First, copy the whole database into your $USERWORK directory above (it is not big):
cp -r /cluster/projects/nn9305k/src/virulencefinder_db $USERWORK/dtu_tools
ls $USERWORK/dtu_tools
cd $USERWORK/dtu_tools/virulencefinder_db
Now we can make alterations to the database (DO NOT alter the shared database in the src/ folder!)

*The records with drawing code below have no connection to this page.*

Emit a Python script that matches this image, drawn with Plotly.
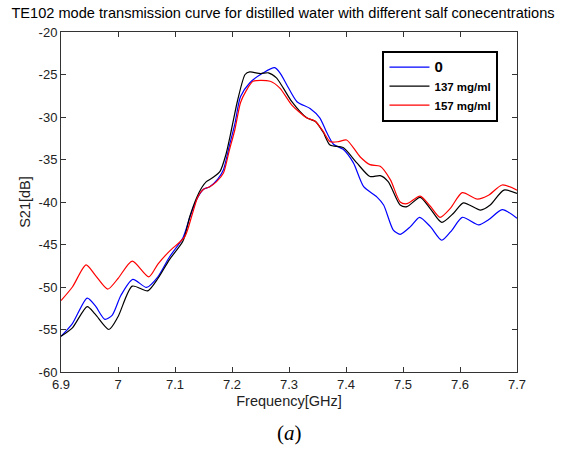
import plotly.graph_objects as go

# Series: S21 [dB] vs frequency [GHz]
f_0 = [6.90, 6.92, 6.946, 6.96, 6.977, 6.99, 7.005, 7.026, 7.05, 7.07, 7.09, 7.114, 7.126, 7.138,
       7.15, 7.161, 7.175, 7.185, 7.195, 7.205, 7.215, 7.231, 7.255, 7.275, 7.285, 7.296, 7.314,
       7.337, 7.354, 7.366, 7.378, 7.395, 7.413, 7.431, 7.454, 7.466, 7.483, 7.495, 7.513, 7.529,
       7.548, 7.568, 7.586, 7.604, 7.633, 7.650, 7.674, 7.70]
s_0 = [-55.8, -54.3, -51.3, -52.2, -53.8, -53.3, -51.0, -49.1, -50.05, -48.8, -46.5, -44.2, -41.8, -39.7,
       -38.5, -38.2, -37.3, -36.2, -33.5, -30.8, -27.6, -26.0, -24.8, -24.2, -24.9, -26.2, -28.2,
       -29.0, -30.1, -31.8, -33.2, -33.8, -35.4, -38.2, -39.4, -40.35, -43.3, -43.8, -42.9, -41.8,
       -42.9, -44.5, -43.3, -41.8, -42.7, -42.1, -40.9, -41.9]

f_137 = [6.90, 6.92, 6.946, 6.96, 6.984, 7.00, 7.025, 7.052, 7.07, 7.09, 7.114, 7.126, 7.138, 7.147,
         7.155, 7.167, 7.179, 7.189, 7.199, 7.21, 7.223, 7.231, 7.25, 7.264, 7.278, 7.29, 7.305,
         7.331, 7.346, 7.36, 7.372, 7.395, 7.419, 7.442, 7.46, 7.474, 7.495, 7.507, 7.53, 7.548,
         7.568, 7.589, 7.606, 7.636, 7.653, 7.677, 7.70]
s_137 = [-55.8, -54.8, -52.3, -53.2, -55.0, -53.5, -49.9, -50.45, -49.0, -46.8, -44.6, -41.7, -39.5, -38.3,
         -37.6, -37.1, -36.4, -34.5, -31.5, -28.0, -25.0, -24.7, -24.9, -24.8, -25.4, -26.6, -28.2,
         -30.1, -30.5, -31.8, -33.3, -33.6, -35.4, -37.0, -36.9, -37.6, -40.35, -40.55, -39.45, -40.8,
         -42.4, -41.3, -40.1, -40.95, -40.35, -38.6, -39.0]

f_157 = [6.90, 6.92, 6.944, 6.96, 6.982, 7.00, 7.025, 7.054, 7.07, 7.09, 7.117, 7.13, 7.14, 7.15,
         7.161, 7.173, 7.185, 7.195, 7.205, 7.215, 7.225, 7.237, 7.267, 7.284, 7.305, 7.331, 7.346,
         7.36, 7.372, 7.387, 7.401, 7.425, 7.442, 7.46, 7.478, 7.495, 7.507, 7.53, 7.548, 7.565,
         7.583, 7.604, 7.630, 7.650, 7.674, 7.70]
s_157 = [-51.6, -50.0, -47.4, -48.6, -50.25, -49.0, -46.95, -48.8, -47.3, -45.8, -44.1, -41.5, -39.4, -38.5,
         -38.2, -37.6, -36.6, -34.0, -31.5, -28.3, -26.9, -25.8, -25.8, -26.6, -28.6, -30.1, -30.5,
         -31.7, -32.9, -32.9, -32.7, -34.7, -35.6, -35.8, -37.4, -40.0, -40.2, -39.3, -40.5, -41.8,
         -40.75, -38.9, -39.65, -39.2, -38.0, -38.6]

names = ["<span style='font-size:15px'>0</span>", "137 mg/ml", "157 mg/ml"]
colors = ["#0000ff", "#000000", "#ff0000"]

x_ticks = [6.9, 7.0, 7.1, 7.2, 7.3, 7.4, 7.5, 7.6, 7.7]
x_labels = ["6.9", "7", "7.1", "7.2", "7.3", "7.4", "7.5", "7.6", "7.7"]
y_ticks = [-60, -55, -50, -45, -40, -35, -30, -25, -20]
y_labels = ["-60", "-55", "-50", "-45", "-40", "-35", "-30", "-25", "-20"]

fig = go.Figure()
for fx, sy, nm, c in zip([f_0, f_137, f_157], [s_0, s_137, s_157], names, colors):
    fig.add_trace(go.Scatter(x=fx, y=sy, mode="lines", name=nm,
                             line=dict(color=c, width=1.2, shape="spline", smoothing=0.7)))

font_main = "Liberation Sans, Arial, sans-serif"
fig.update_layout(
    width=566, height=453,
    margin=dict(l=61, r=49, t=32, b=81),
    paper_bgcolor="white", plot_bgcolor="white",
    font=dict(family=font_main, size=13, color="#222"),
    title=dict(text="TE102 mode transmission curve for distilled water with different salf conecentrations",
               x=0.5, xanchor="center", y=0.972, yanchor="middle",
               font=dict(size=14.6, family=font_main, color="#000")),
    showlegend=True,
    legend=dict(x=0.705, y=0.945, xanchor="left", yanchor="top",
                bordercolor="#000", borderwidth=2, bgcolor="white",
                font=dict(size=11.5, family=font_main, color="#000", weight="bold"),
                itemwidth=40, tracegroupgap=4),
    xaxis=dict(range=[6.9, 7.7], tickvals=x_ticks, ticktext=x_labels,
               showgrid=False, zeroline=False, showline=True, linecolor="#333", linewidth=1,
               mirror="ticks", ticks="inside", ticklen=5, tickcolor="#333",
               tickfont=dict(size=13),
               title=dict(text="Frequency[GHz]", standoff=5, font=dict(size=14.5))),
    yaxis=dict(range=[-60, -20], tickvals=y_ticks, ticktext=y_labels,
               showgrid=False, zeroline=False, showline=True, linecolor="#333", linewidth=1,
               mirror="ticks", ticks="inside", ticklen=5, tickcolor="#333",
               tickfont=dict(size=13),
               title=dict(text="S21[dB]", standoff=4, font=dict(size=14.5))),
)

fig.add_annotation(text="(<i>a</i>)", xref="paper", yref="paper", x=0.5, y=-0.18,
                   xanchor="center", yanchor="middle", showarrow=False,
                   font=dict(family="Liberation Serif, Times New Roman, serif", size=21, color="#000"))

fig.write_html("out.html")
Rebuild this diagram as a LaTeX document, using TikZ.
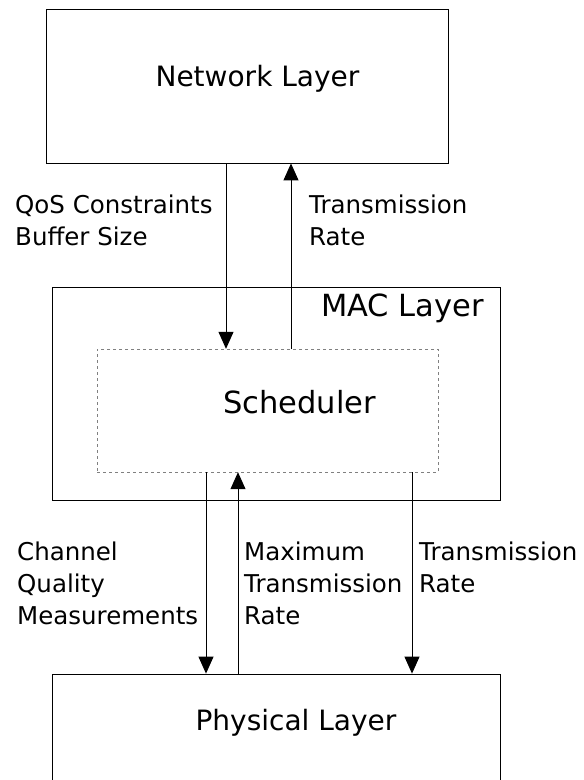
\documentclass[tikz,border=0pt]{standalone}
\usepackage{fontspec}
\setmainfont{DejaVu Sans}
\usetikzlibrary{arrows.meta}

\tikzset{
	layer/.style= {draw, thick, rectangle, inner sep= 0pt},
	title/.style= {font= \fontsize{28}{32}\selectfont},
	note/.style= {anchor= north west, align= left, inner sep= 0pt, font= \fontsize{24.5}{32}\selectfont},
	arr/.style= {line width= 1pt, -{Triangle[length= 17pt, width= 15pt]}}
}

\begin{document}
\begin{tikzpicture}[x= 1pt, y= -1pt]
	\useasboundingbox (0, 0) rectangle (584, 780);
	\clip (0, 0) rectangle (584, 780);

	\node[layer, minimum width= 402pt, minimum height= 154pt] (net) at (247, 86) {};%上段
	\node[title] (nettxt) at (257.5, 79) {Network Layer};
	\draw[thick] (52, 287) rectangle (500, 500);%MAC層
	\node[title, font= \fontsize{30.5}{32}\selectfont] (mac) at (402.5, 308) {MAC Layer};
	\node[draw, dashed, gray, inner sep= 0pt, minimum width= 341pt, minimum height= 123pt] (sched) at (267.5, 410.5) {};%スケジューラ
	\node[title, font= \fontsize{30.5}{32}\selectfont] (schedtxt) at (299.5, 402) {Scheduler};
	\node[layer, minimum width= 448pt, minimum height= 160pt] (phy) at (276, 754) {};%下段（はみ出し）
	\node[title] (phytxt) at (296, 723) {Physical Layer};

	\coordinate (qos) at (226, 0);
	\coordinate (up) at (291, 0);
	\coordinate (chq) at (206, 0);
	\coordinate (mx) at (238, 0);
	\coordinate (tr) at (412, 0);

	\draw[arr] (net.south -| qos)-- (sched.north -| qos); %網層→スケジューラ
	\draw[arr] (sched.north -| up)-- (net.south -| up); %スケジューラ→網層
	\draw[arr] (sched.south -| chq)-- (phy.north -| chq); %チャネル品質
	\draw[arr] (phy.north -| mx)-- (sched.south -| mx); %最大伝送レート
	\draw[arr] (sched.south -| tr)-- (phy.north -| tr); %伝送レート

	\node[note] (qosl) at (15, 195) {QoS Constraints\\Buffer Size};
	\node[note] (upl) at (309, 195) {Transmission\\Rate};
	\node[note] (chql) at (17, 542) {Channel\\Quality\\Measurements};
	\node[note] (mxl) at (244, 542) {Maximum\\Transmission\\Rate};
	\node[note] (trl) at (419, 542) {Transmission\\Rate};
\end{tikzpicture}
\end{document}
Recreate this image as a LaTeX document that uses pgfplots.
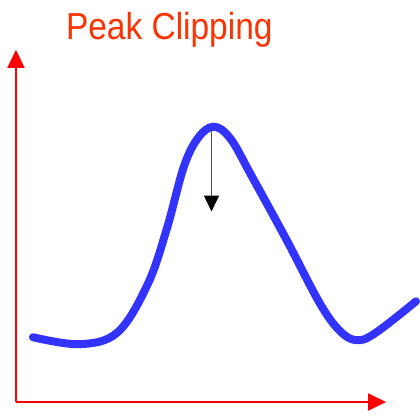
\documentclass[border=0pt]{standalone}
\usepackage{pgfplots}
\pgfplotsset{compat=1.18}
\usetikzlibrary{arrows.meta}
\usepackage{fontspec}
\newfontfamily\titlefont{Liberation Sans}[FakeStretch=0.89]
\definecolor{curveblue}{RGB}{51,51,255}
\definecolor{titlered}{RGB}{255,51,0}
\begin{document}
\begin{tikzpicture}
\begin{axis}[
    width=420pt, height=416pt, scale only axis,
    xmin=0, xmax=420, ymin=0, ymax=416,
    y dir=reverse,
    hide axis, clip=false,
]
% frame so the page keeps the reference size
\path (rel axis cs:0,0) rectangle (rel axis cs:1,1);

% red axes
\addplot[red, line width=2pt, -{Triangle[length=18pt,width=17pt]}]
    coordinates {(16,403) (16,50)};
\addplot[red, line width=2pt, -{Triangle[length=18pt,width=17pt]}]
    coordinates {(16,403) (387,403)};

% load curve
\addplot[curveblue, line width=8pt, smooth, tension=0.6, line cap=round]
    coordinates {
    (33,338)(80,345)(118,333)(148,285)(167,230)(184,168)(198,139)
    (214,127)(231,139)(252,176)(287,240)(320,303)(340,331)(357,341)
    (376,334)(417,302)
    };

% clipping arrow
\addplot[gray!60!black, line width=1.5pt,
    -{Triangle[length=16pt,width=15pt,color=black,fill=black]}]
    coordinates {(212,130) (212,212)};

\node[anchor=base west, inner sep=0pt, text=titlered]
    at (axis cs:66,40) {\titlefont\fontsize{37.7}{40}\selectfont Peak Clipping};
\end{axis}
\end{tikzpicture}
\end{document}
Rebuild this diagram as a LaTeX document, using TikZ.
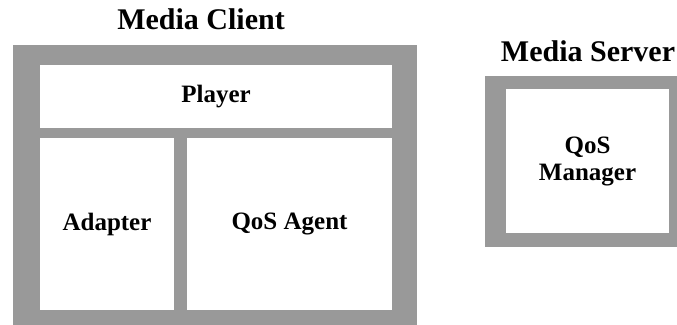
\documentclass[tikz,border=0pt]{standalone}
\usepackage{fontspec}
\setmainfont{Liberation Serif}
\usetikzlibrary{positioning}

\tikzset{
    frame/.style={fill=black!40, draw=none},
    part/.style={fill=white, draw=none, rectangle, inner sep=0pt, align=center,
                 font=\fontsize{25}{27}\selectfont\bfseries},
    title/.style={font=\fontsize{30}{32}\selectfont\bfseries, inner sep=0pt, anchor=base}
}

\begin{document}
\begin{tikzpicture}[x=1pt,y=1pt]
    \useasboundingbox (0,0) rectangle (677,324);

    % Frames:
    % The gray boxes are plain filled rectangles
    \fill [frame] (13,-2) rectangle (417,279);
    \fill [frame] (485,77) rectangle (679,248);

    % Titles:
    \node [title] (client) at (201,294) {Media Client};
    \node [title] (server) at (588,262) {Media Server};

    % Parts:
    % White boxes are nodes with a fixed size, placed by their centre
    \node [part, minimum width=352pt, minimum height=63pt] (player)  at (216,227.5) {Player};
    \node [part, minimum width=134pt, minimum height=172pt] (adapter) at (107,100)   {Adapter};
    \node [part, minimum width=205pt, minimum height=172pt] (agent)   at (289.5,100) {QoS Agent};
    \node [part, minimum width=163pt, minimum height=144pt] (manager) at (587.5,163) {QoS\\Manager};
\end{tikzpicture}
\end{document}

The gene we want to add is listed below:
>iucB_1
ATGTCTAAGGCAAACATCGTTCACAGCGGATATGGACTGCGCTGTGAAAAACTCGACAAG
CCTCTGAATCTTAGCTGGGGGCTGGACAATAGCGCGGTGCTGCACTGGCCGGGGCCGTTG
CCGACAGGGTGGCTGCGCGACGCGCTGGAGCAGATATTTATCGCCGCACCGCAACTTTCA
GCGGTGGTTCTCCCTTGGGCCGAATGGCGTGAGGAGCCACAGGCGCTGACGCTTTTCGGG
CAGGTAAAAAGCGACATCATCCATCGCACCGCCTTCTGGCAGTTACCGCTATGGCTGAGT
TCTCCGGCAAACCGGGCCTCCGGCGAAATGGTTTTTGATGCAGAGCGTGAGATTTATTTC
CCGCTGCGCCCACCCCGTCCGCAGGGCGAGGTTTATCGCCGTTACGATCCACGCGTTCGC
AAGACGCTGAGTTTCCGCGTTGCCGATCCCGTTCTTGATGCAGAACGTTTCACCCGCTGG
ATGAACGATCCGCGCGTTGAGTATTTCTGGGAGCAAAGCGGCTCGCTGGAGGTACAGACC
GCCTATCTGGAACGCCAGCTCACCGGTAAACATGCGTTCCCGCTGATCGGCTGCTTCGAC
GATAGGCCGTTTAGCTATTTCGAAATCTACTGGGCGGCGGAAGACCGCATTGGCCGCCAC
TATTCATGGCAACCCTTTGACCGTGGCCTGCATCTGCTGGTTGGTGAACAGCAATGGCGC
GGAGCCCACTACGTACAAAGCTGGCTGCGAGGGCTGACACATTACCTGTTGCTGGATGAG
CCCCGCACGCAGCGCACCGTACTGGAGCCACGCGCCGATAACCAGCGCCTGTTCCGCCAC
CTTGAGCCTGCGGGATACCGGACAATTAAAGAGTTCGACTTCCCACACAAGCGCTCGCGC
ATGGTGATGGCGGATCGCCATCACTTCTTCACGGAGGTCGGTCTGTAA
Copy the fasta entry into a new file:
nano k.pneumoniae.fsa
Save the file. Next up, the config file contains three tab-separated columns that need to be included; db_prefix, name, and description. Open the config file with nano and add the following line:
k.pneumoniae Klebsiella pneumoniae Virulence genes for K. pneumoniae
Save the file, and open the notes.txt file with nano and add the following line:
iucB_1:aerobactin locus gene B type 1
Save the file. You are now ready to run VirulenceFinder with your new addition to the database!
conda activate cge_addons
mkdir virulencefinder_newdb_output
python /cluster/projects/nn9305k/src/virulencefinder/virulencefinder.py -i 2018-01-1095_assembly.fasta -p $USERWORK/dtu_tools/virulencefinder_db/ -o virulencefinder__newdb_output -mp /cluster/software/BLAST+/2.10.1-gompi-2020a/bin/blastn -x
conda deactivate
Take a look at the output files, and compare the results to the run without the added gene (above).